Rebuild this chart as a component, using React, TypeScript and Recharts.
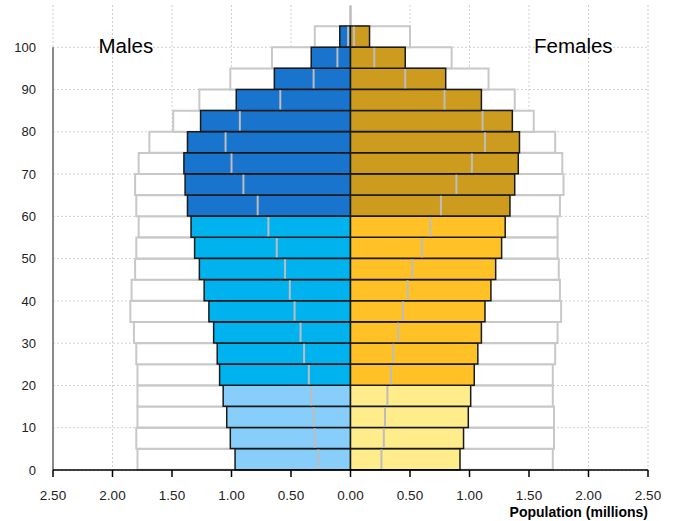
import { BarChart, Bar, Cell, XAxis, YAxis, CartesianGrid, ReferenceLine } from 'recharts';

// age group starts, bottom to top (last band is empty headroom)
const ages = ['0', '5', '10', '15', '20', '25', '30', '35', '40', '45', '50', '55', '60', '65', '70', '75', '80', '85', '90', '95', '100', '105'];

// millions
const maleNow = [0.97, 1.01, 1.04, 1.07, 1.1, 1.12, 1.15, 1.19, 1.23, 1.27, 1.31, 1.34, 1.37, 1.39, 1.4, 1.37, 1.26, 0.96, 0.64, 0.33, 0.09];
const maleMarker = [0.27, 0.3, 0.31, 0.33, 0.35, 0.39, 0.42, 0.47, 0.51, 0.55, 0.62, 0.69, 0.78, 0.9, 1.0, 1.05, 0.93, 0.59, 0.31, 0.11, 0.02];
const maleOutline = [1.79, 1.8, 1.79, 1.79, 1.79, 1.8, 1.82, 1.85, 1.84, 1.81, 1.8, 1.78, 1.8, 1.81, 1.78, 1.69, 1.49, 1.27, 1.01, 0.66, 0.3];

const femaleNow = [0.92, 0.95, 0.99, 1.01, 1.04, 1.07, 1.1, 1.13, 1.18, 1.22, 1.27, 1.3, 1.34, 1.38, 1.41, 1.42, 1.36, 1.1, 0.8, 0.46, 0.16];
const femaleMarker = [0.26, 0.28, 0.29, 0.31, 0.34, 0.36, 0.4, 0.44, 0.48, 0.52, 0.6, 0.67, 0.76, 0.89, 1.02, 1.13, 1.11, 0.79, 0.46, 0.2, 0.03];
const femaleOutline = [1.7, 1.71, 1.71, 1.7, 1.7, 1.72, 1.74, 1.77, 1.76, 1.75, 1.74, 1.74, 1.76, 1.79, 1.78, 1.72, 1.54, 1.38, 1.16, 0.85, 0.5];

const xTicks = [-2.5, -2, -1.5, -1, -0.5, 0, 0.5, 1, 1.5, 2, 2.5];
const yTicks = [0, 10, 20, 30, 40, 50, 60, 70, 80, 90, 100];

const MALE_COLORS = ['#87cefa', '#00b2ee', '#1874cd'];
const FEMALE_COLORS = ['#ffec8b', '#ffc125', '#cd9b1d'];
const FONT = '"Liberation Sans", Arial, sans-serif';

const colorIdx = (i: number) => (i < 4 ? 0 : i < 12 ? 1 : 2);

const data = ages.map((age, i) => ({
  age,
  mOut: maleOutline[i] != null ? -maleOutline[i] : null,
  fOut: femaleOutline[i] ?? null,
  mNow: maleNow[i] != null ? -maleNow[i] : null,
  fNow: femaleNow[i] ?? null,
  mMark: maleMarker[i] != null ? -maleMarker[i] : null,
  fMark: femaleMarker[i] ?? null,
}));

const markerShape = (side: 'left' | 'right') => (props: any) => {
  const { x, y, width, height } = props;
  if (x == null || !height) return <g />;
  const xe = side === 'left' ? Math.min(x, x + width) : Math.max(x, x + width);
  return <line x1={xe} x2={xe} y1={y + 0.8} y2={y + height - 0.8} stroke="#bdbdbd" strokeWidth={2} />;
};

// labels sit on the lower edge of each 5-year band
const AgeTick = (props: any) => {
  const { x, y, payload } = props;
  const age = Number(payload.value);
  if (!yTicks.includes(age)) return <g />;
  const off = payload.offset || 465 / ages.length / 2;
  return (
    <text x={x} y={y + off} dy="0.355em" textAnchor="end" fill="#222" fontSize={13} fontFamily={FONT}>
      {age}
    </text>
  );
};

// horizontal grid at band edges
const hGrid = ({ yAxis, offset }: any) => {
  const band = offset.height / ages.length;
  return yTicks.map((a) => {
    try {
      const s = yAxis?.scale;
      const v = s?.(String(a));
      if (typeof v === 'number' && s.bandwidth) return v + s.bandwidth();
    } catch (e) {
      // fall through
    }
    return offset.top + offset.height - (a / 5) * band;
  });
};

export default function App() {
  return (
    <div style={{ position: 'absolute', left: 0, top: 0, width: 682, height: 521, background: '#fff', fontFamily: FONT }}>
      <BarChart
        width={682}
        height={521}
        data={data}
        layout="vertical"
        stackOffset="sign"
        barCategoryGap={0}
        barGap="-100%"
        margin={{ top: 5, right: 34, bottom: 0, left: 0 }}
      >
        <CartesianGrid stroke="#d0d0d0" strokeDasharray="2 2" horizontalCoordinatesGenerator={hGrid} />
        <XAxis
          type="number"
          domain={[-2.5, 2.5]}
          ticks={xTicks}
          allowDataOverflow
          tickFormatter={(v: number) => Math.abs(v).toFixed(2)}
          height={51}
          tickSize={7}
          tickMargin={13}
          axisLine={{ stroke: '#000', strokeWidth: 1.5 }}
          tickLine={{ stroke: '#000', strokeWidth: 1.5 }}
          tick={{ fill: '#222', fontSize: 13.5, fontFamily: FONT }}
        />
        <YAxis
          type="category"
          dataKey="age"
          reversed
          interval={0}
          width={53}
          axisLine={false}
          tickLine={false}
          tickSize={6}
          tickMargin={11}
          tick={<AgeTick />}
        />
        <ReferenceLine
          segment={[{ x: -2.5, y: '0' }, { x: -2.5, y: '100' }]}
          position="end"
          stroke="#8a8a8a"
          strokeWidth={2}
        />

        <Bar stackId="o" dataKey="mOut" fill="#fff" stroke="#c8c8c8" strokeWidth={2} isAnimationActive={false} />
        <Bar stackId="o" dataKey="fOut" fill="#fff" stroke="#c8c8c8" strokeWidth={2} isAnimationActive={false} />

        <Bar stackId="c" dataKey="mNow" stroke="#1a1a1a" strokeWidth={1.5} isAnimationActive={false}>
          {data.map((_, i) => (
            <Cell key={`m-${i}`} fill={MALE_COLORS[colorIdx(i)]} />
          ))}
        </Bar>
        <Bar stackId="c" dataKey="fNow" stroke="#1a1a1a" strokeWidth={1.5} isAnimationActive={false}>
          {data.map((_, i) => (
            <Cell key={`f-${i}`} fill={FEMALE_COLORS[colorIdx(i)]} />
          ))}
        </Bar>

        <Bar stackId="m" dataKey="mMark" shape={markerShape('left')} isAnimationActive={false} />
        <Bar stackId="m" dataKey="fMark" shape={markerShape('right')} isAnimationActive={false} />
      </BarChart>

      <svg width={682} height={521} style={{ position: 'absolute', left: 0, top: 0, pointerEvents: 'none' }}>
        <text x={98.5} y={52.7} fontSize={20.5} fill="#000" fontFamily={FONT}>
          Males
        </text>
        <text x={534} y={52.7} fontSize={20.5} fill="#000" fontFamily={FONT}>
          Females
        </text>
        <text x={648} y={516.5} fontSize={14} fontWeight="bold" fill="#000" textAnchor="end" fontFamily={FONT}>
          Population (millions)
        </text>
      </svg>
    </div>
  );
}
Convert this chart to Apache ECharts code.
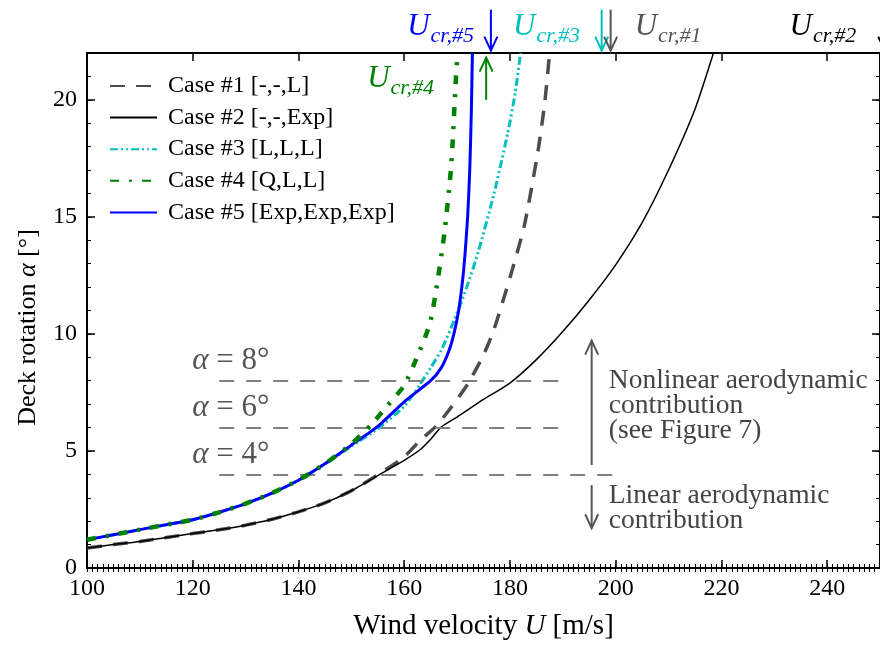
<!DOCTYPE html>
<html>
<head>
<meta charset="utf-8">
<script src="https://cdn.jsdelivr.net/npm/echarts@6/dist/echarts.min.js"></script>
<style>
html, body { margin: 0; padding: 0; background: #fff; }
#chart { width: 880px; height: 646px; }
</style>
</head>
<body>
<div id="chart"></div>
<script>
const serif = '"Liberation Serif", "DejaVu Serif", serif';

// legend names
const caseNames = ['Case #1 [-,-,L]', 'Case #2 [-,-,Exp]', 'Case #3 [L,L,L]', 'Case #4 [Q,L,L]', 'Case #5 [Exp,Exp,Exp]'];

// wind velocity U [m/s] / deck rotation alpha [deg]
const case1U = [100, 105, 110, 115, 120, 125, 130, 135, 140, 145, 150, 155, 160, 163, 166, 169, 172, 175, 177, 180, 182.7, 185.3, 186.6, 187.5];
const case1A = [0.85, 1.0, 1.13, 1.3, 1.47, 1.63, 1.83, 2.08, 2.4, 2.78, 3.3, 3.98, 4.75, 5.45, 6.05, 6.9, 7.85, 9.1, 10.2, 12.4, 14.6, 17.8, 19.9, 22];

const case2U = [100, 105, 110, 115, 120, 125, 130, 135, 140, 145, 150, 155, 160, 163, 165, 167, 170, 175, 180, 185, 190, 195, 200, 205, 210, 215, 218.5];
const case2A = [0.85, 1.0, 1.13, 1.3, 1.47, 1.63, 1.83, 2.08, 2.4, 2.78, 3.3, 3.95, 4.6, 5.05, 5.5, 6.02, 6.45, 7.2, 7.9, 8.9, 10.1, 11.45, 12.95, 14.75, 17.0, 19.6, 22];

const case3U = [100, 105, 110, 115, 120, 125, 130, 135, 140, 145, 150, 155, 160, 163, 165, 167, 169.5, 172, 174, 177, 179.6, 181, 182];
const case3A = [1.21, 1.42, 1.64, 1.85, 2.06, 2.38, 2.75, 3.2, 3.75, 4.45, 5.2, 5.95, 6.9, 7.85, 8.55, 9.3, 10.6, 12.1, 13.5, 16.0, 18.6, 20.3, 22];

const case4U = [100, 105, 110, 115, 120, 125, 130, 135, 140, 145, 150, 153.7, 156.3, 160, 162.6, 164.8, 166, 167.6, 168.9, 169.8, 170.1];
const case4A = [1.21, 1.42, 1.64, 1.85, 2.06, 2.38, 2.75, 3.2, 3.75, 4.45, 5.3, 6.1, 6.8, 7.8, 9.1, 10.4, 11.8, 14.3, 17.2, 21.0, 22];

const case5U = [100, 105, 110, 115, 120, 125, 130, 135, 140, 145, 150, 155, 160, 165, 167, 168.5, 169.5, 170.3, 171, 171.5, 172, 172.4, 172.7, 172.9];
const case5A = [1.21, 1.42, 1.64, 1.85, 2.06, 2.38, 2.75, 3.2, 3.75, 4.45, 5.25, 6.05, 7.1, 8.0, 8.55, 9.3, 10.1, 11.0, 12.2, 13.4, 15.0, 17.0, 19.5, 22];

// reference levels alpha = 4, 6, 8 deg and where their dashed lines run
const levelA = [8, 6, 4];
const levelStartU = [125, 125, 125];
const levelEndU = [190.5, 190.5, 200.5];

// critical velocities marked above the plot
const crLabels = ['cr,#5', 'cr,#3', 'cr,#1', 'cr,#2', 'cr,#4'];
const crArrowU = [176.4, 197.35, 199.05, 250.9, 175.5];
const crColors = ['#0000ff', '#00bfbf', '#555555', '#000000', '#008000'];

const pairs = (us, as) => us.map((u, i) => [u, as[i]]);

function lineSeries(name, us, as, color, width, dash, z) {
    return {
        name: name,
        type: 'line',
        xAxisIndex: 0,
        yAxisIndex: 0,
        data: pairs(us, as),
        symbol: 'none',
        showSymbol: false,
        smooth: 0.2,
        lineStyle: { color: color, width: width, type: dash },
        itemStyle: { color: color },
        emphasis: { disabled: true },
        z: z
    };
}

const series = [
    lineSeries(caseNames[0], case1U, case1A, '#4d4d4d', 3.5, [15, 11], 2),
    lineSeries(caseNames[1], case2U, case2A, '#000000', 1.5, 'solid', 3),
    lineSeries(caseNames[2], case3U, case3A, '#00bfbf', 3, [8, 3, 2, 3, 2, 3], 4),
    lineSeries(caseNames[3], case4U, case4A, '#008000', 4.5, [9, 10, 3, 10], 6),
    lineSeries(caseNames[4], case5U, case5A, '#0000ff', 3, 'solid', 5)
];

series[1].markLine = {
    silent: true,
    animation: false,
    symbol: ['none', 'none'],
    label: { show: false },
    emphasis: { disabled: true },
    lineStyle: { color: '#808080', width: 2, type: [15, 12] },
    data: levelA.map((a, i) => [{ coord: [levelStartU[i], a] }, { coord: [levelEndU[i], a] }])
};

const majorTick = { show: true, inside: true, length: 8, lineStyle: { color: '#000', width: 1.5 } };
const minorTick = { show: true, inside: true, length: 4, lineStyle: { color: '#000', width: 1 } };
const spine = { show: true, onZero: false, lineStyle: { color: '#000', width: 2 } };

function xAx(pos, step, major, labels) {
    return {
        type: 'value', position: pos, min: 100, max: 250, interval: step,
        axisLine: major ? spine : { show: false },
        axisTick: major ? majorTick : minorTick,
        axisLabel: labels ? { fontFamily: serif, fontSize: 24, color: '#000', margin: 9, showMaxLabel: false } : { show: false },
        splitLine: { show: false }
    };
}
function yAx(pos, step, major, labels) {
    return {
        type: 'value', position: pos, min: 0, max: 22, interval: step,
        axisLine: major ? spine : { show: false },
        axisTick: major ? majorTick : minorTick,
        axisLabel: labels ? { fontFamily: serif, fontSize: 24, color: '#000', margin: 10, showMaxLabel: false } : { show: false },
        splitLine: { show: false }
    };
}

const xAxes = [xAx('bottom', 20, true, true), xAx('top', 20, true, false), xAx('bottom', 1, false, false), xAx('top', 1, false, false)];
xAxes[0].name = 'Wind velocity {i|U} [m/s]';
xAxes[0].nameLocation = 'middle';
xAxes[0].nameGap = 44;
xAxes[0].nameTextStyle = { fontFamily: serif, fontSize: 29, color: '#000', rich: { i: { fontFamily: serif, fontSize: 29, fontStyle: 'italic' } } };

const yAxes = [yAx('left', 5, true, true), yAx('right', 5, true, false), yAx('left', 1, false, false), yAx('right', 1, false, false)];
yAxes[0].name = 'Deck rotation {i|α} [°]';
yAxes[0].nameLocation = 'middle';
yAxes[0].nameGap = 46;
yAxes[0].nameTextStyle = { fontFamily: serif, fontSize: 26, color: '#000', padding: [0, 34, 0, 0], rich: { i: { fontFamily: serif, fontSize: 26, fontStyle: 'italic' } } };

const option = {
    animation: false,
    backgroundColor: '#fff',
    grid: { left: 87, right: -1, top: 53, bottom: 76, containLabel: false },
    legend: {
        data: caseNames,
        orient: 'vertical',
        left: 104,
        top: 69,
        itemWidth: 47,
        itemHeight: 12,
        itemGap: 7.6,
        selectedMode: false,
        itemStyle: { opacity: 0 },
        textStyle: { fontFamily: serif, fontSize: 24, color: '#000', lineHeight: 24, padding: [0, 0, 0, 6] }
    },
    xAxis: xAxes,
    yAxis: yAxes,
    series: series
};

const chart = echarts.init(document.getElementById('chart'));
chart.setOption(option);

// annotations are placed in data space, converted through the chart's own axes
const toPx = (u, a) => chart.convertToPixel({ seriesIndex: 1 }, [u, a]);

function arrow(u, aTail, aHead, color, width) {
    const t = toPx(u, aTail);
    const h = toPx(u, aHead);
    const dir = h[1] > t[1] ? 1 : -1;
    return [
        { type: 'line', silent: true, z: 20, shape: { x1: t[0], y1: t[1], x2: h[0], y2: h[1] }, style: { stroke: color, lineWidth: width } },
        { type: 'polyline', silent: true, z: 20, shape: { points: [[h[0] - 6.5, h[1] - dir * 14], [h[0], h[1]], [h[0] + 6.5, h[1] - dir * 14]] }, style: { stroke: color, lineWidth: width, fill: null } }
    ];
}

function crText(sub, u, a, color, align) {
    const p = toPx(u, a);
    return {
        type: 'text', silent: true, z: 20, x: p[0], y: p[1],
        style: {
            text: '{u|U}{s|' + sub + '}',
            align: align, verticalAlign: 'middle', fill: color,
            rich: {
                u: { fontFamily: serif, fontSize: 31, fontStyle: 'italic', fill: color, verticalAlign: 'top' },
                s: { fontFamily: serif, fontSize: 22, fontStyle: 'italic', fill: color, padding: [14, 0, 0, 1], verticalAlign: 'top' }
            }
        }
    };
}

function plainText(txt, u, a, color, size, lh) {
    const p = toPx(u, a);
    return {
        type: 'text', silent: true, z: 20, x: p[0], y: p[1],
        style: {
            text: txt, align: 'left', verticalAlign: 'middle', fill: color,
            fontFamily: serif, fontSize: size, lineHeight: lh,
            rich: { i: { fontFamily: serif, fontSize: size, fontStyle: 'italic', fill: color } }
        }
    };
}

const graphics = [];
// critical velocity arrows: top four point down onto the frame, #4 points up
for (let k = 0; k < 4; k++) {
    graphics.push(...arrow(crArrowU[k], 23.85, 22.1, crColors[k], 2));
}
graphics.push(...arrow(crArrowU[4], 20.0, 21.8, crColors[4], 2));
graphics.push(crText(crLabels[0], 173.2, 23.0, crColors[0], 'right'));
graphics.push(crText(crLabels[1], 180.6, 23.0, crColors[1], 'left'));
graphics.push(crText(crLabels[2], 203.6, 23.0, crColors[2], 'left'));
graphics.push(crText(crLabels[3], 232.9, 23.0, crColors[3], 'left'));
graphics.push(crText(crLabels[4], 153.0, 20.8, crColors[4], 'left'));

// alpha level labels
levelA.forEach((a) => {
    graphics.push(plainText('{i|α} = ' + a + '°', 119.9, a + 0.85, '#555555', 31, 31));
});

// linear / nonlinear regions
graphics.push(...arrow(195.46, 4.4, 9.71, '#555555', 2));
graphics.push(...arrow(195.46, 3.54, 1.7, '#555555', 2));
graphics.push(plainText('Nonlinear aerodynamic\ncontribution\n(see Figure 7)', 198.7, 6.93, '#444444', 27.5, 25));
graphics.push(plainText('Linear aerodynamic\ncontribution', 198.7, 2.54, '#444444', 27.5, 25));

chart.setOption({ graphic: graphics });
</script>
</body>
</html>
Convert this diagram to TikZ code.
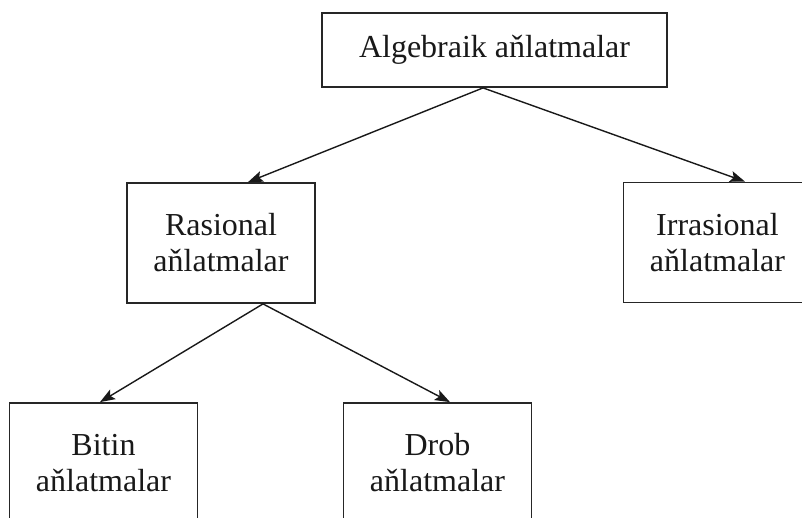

- _TASK STATEMENT_
Pick out, from the lines above, every one that contains the string "code".

- _ANSWER IN FULL_
Convert this chart to Apache ECharts code.
Convert this diagram to TikZ code.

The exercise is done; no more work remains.